> _What to do_: Would you print the records below from the first line through the line containing "var stations = ['(a)", skipping the pictures?

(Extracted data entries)
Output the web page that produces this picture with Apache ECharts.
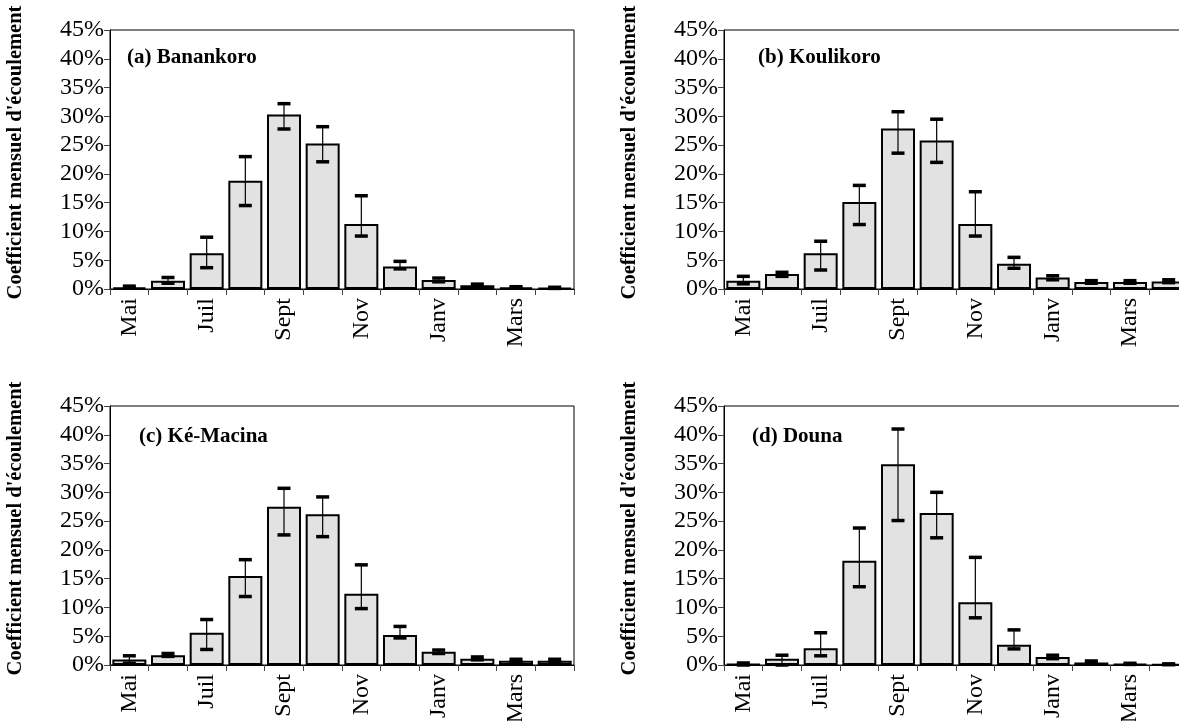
<!DOCTYPE html>
<html>
<head>
<meta charset="utf-8">
<script src="https://cdn.jsdelivr.net/npm/echarts@6/dist/echarts.min.js"></script>
<style>
  html, body { margin: 0; padding: 0; background: #fff; }
  #chart { width: 1179px; height: 721px; }
</style>
</head>
<body>
<div id="chart"></div>
<script>
// mois, de mai à avril
var months = ['Mai', 'Juin', 'Juil', 'Août', 'Sept', 'Oct', 'Nov', 'Déc', 'Janv', 'Févr', 'Mars', 'Avr'];
var yTicks = [0, 5, 10, 15, 20, 25, 30, 35, 40, 45];
var stations = ['(a) Banankoro', '(b) Koulikoro', '(c) Ké-Macina', '(d) Douna'];

// coefficients mensuels (%) + bornes des barres d'erreur
var banankoro     = [0.3, 1.45, 6.2, 18.8, 30.3, 25.3, 11.3, 3.9, 1.55, 0.65, 0.3, 0.2];
var banankoroHigh = [0.5, 2.0, 9.0, 23.0, 32.2, 28.2, 16.2, 4.8, 1.9, 0.85, 0.4, 0.3];
var banankoroLow  = [0.15, 1.0, 3.7, 14.5, 27.8, 22.1, 9.2, 3.5, 1.25, 0.45, 0.2, 0.1];

var koulikoro     = [1.45, 2.6, 6.2, 15.1, 27.9, 25.8, 11.3, 4.4, 2.0, 1.2, 1.2, 1.3];
var koulikoroHigh = [2.2, 2.9, 8.3, 18.0, 30.8, 29.5, 16.9, 5.5, 2.3, 1.45, 1.45, 1.6];
var koulikoroLow  = [0.9, 2.2, 3.3, 11.2, 23.6, 22.0, 9.2, 3.6, 1.6, 1.0, 1.0, 1.1];

var keMacina     = [0.95, 1.7, 5.6, 15.45, 27.5, 26.2, 12.4, 5.2, 2.3, 1.1, 0.75, 0.75];
var keMacinaHigh = [1.6, 2.0, 7.9, 18.3, 30.7, 29.2, 17.4, 6.7, 2.6, 1.4, 1.0, 1.0];
var keMacinaLow  = [0.3, 1.5, 2.7, 11.9, 22.6, 22.3, 9.8, 4.7, 2.0, 0.9, 0.6, 0.6];

var douna     = [0.15, 1.1, 2.9, 18.1, 34.9, 26.4, 10.9, 3.5, 1.4, 0.45, 0.2, 0.1];
var dounaHigh = [0.35, 1.7, 5.6, 23.8, 41.0, 30.0, 18.7, 6.1, 1.7, 0.7, 0.3, 0.2];
var dounaLow  = [0.0, 0.0, 1.6, 13.6, 25.1, 22.1, 8.2, 2.8, 1.1, 0.3, 0.1, 0.05];

var values = [banankoro, koulikoro, keMacina, douna];
var highs = [banankoroHigh, koulikoroHigh, keMacinaHigh, dounaHigh];
var lows = [banankoroLow, koulikoroLow, keMacinaLow, dounaLow];

var font = '"Liberation Serif", "Times New Roman", serif';
var grids = [
  { left: 110, top: 30, width: 464, height: 259 },
  { left: 724, top: 30, width: 464, height: 259 },
  { left: 110, top: 406, width: 464, height: 259 },
  { left: 724, top: 406, width: 464, height: 259 }
];
var titlePos = [[127, 47], [758, 47], [139, 426], [752, 426]];

var chart = echarts.init(document.getElementById('chart'));

function errorBar(params, api) {
  var x = api.value(0);
  var lo = api.coord([x, api.value(1)]);
  var hi = api.coord([x, api.value(2)]);
  var cw = 13, ch = 3.5;
  return {
    type: 'group',
    children: [
      { type: 'line', shape: { x1: lo[0], y1: lo[1], x2: hi[0], y2: hi[1] },
        style: { stroke: '#000', lineWidth: 1.2 } },
      { type: 'rect', shape: { x: lo[0] - cw / 2, y: lo[1] - ch / 2, width: cw, height: ch },
        style: { fill: '#000' } },
      { type: 'rect', shape: { x: hi[0] - cw / 2, y: hi[1] - ch / 2, width: cw, height: ch },
        style: { fill: '#000' } }
    ]
  };
}

var option = {
  backgroundColor: '#fff',
  animation: false,
  title: [], grid: [], xAxis: [], yAxis: [], series: []
};

for (var i = 0; i < 4; i++) {
  option.grid.push(Object.assign({
    show: true, borderColor: '#000', borderWidth: 1,
    containLabel: false, outerBoundsMode: 'none'
  }, grids[i]));
  option.title.push({
    text: stations[i], left: titlePos[i][0], top: titlePos[i][1], padding: 0,
    textStyle: { fontFamily: font, fontWeight: 'bold', fontSize: 21, color: '#000' }
  });
  option.xAxis.push({
    type: 'category', gridIndex: i, data: months,
    axisLine: { lineStyle: { color: '#000', width: 1 } },
    axisTick: { show: true, interval: 0, length: 6, lineStyle: { color: '#444' } },
    axisLabel: { interval: 1, rotate: 90, margin: 9, fontFamily: font, fontSize: 24, color: '#000' },
    splitLine: { show: false }
  });
  option.yAxis.push({
    type: 'value', gridIndex: i, min: 0, max: 45, interval: 5,
    name: "Coefficient mensuel d'écoulement",
    nameLocation: 'middle', nameRotate: 90, nameGap: 84,
    nameTextStyle: { fontFamily: font, fontWeight: 'bold', fontSize: 20.5, color: '#000', padding: [0, 0, 0, 14] },
    axisLine: { show: true, lineStyle: { color: '#000', width: 1 } },
    axisTick: { show: true, length: 6, lineStyle: { color: '#444' } },
    axisLabel: {
      margin: 6, fontFamily: font, fontSize: 24, color: '#000',
      formatter: function (v) { return yTicks.indexOf(v) >= 0 ? v + '%' : ''; }
    },
    splitLine: { show: false }
  });
  option.series.push({
    type: 'bar', xAxisIndex: i, yAxisIndex: i, barWidth: 34,
    data: values[i],
    itemStyle: { color: '#e2e2e2', borderColor: '#000', borderWidth: 2 }
  });
  option.series.push({
    type: 'custom', xAxisIndex: i, yAxisIndex: i, z: 3,
    renderItem: errorBar,
    data: months.map(function (m, k) { return [k, lows[i][k], highs[i][k]]; })
  });
}

chart.setOption(option);
</script>
</body>
</html>
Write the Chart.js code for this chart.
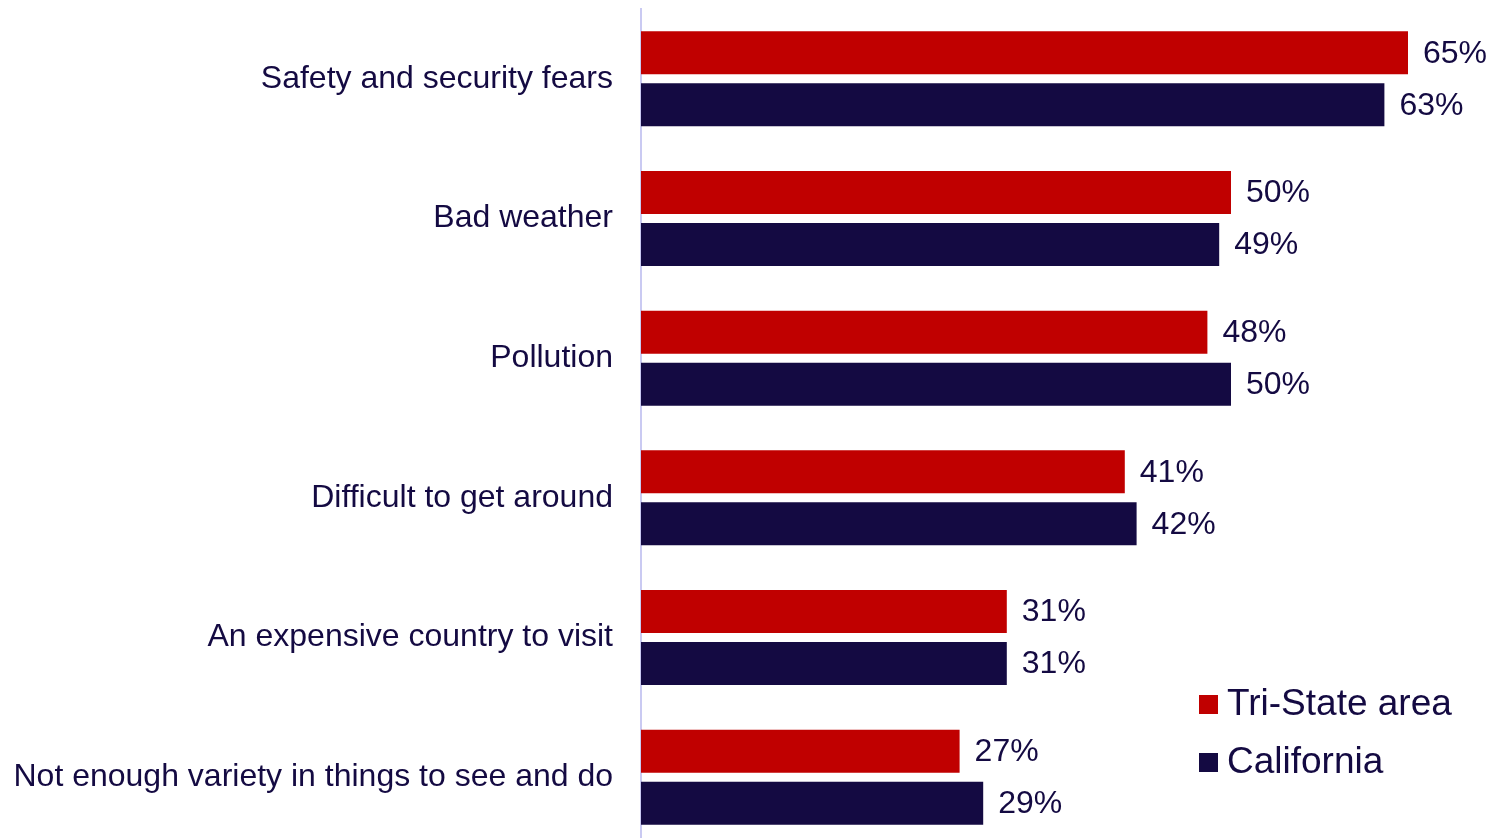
<!DOCTYPE html>
<html>
<head>
<meta charset="utf-8">
<script src="https://cdn.jsdelivr.net/npm/chart.js@4"></script>
<style>
    html, body { margin: 0; padding: 0; background: #fff; overflow: hidden; }
    #wrap { width: 1501px; height: 848px; }
</style>
</head>
<body>
<div id="wrap"><canvas id="barChart"></canvas></div>
<script>
// Chart data
const categories = [
    'Safety and security fears',
    'Bad weather',
    'Pollution',
    'Difficult to get around',
    'An expensive country to visit',
    'Not enough variety in things to see and do'
];
const triStateValues = [65, 50, 48, 41, 31, 27];
const californiaValues = [63, 49, 50, 42, 31, 29];
const seriesNames = ['Tri-State area', 'California'];

const RED = '#c00000';
const NAVY = '#140a42';
const FONT = 'Arial, "Liberation Sans", sans-serif';

// Value labels at the end of each bar
const valueLabels = {
    id: 'valueLabels',
    afterDatasetsDraw(chart) {
        const ctx = chart.ctx;
        ctx.save();
        ctx.font = '32px ' + FONT;
        ctx.fillStyle = NAVY;
        ctx.textAlign = 'left';
        ctx.textBaseline = 'middle';
        chart.data.datasets.forEach(function(ds, i) {
            chart.getDatasetMeta(i).data.forEach(function(bar, j) {
                ctx.fillText(ds.data[j] + '%', bar.x + 15, bar.y + 1);
            });
        });
        ctx.restore();
    }
};

// Legend in the lower right corner
const cornerLegend = {
    id: 'cornerLegend',
    afterDraw(chart) {
        const ctx = chart.ctx;
        ctx.save();
        ctx.font = '37px ' + FONT;
        ctx.textBaseline = 'middle';
        chart.data.datasets.forEach(function(ds, i) {
            const y = 704 + i * 58;
            ctx.fillStyle = ds.backgroundColor;
            ctx.fillRect(1199, y - 9, 19, 19);
            ctx.fillStyle = NAVY;
            ctx.fillText(ds.label, 1227, y + 1);
        });
        ctx.restore();
    }
};

new Chart(document.getElementById('barChart'), {
    type: 'bar',
    data: {
        labels: categories,
        datasets: [{
            label: seriesNames[0],
            data: triStateValues,
            backgroundColor: RED,
            barPercentage: 0.827,
            categoryPercentage: 0.744
        }, {
            label: seriesNames[1],
            data: californiaValues,
            backgroundColor: NAVY,
            barPercentage: 0.827,
            categoryPercentage: 0.744
        }]
    },
    options: {
        indexAxis: 'y',
        responsive: true,
        maintainAspectRatio: false,
        animation: false,
        layout: {
            padding: { top: 9, right: 34, bottom: 1, left: 0 }
        },
        plugins: {
            legend: { display: false },
            tooltip: { enabled: false }
        },
        scales: {
            x: {
                display: false,
                min: 0,
                max: 70
            },
            y: {
                afterFit(scale) {
                    scale.width = 641;
                    scale.paddingTop = 0;
                    scale.paddingBottom = 0;
                },
                grid: { display: false, drawTicks: false },
                border: { display: true, color: '#cacaf2', width: 2 },
                ticks: {
                    padding: 28,
                    color: NAVY,
                    font: { family: FONT, size: 32 }
                }
            }
        }
    },
    plugins: [valueLabels, cornerLegend]
});
</script>
</body>
</html>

> _Output for this task_:
Output the web page that produces this picture with Apache ECharts.
<!DOCTYPE html>
<html>
<head>
<meta charset="utf-8">
<script src="https://cdn.jsdelivr.net/npm/echarts@6/dist/echarts.min.js"></script>
<style>
  html, body { margin: 0; padding: 0; background: #fff; }
  #chart { width: 1179px; height: 721px; }
</style>
</head>
<body>
<div id="chart"></div>
<script>
// mois, de mai à avril
var months = ['Mai', 'Juin', 'Juil', 'Août', 'Sept', 'Oct', 'Nov', 'Déc', 'Janv', 'Févr', 'Mars', 'Avr'];
var yTicks = [0, 5, 10, 15, 20, 25, 30, 35, 40, 45];
var stations = ['(a) Banankoro', '(b) Koulikoro', '(c) Ké-Macina', '(d) Douna'];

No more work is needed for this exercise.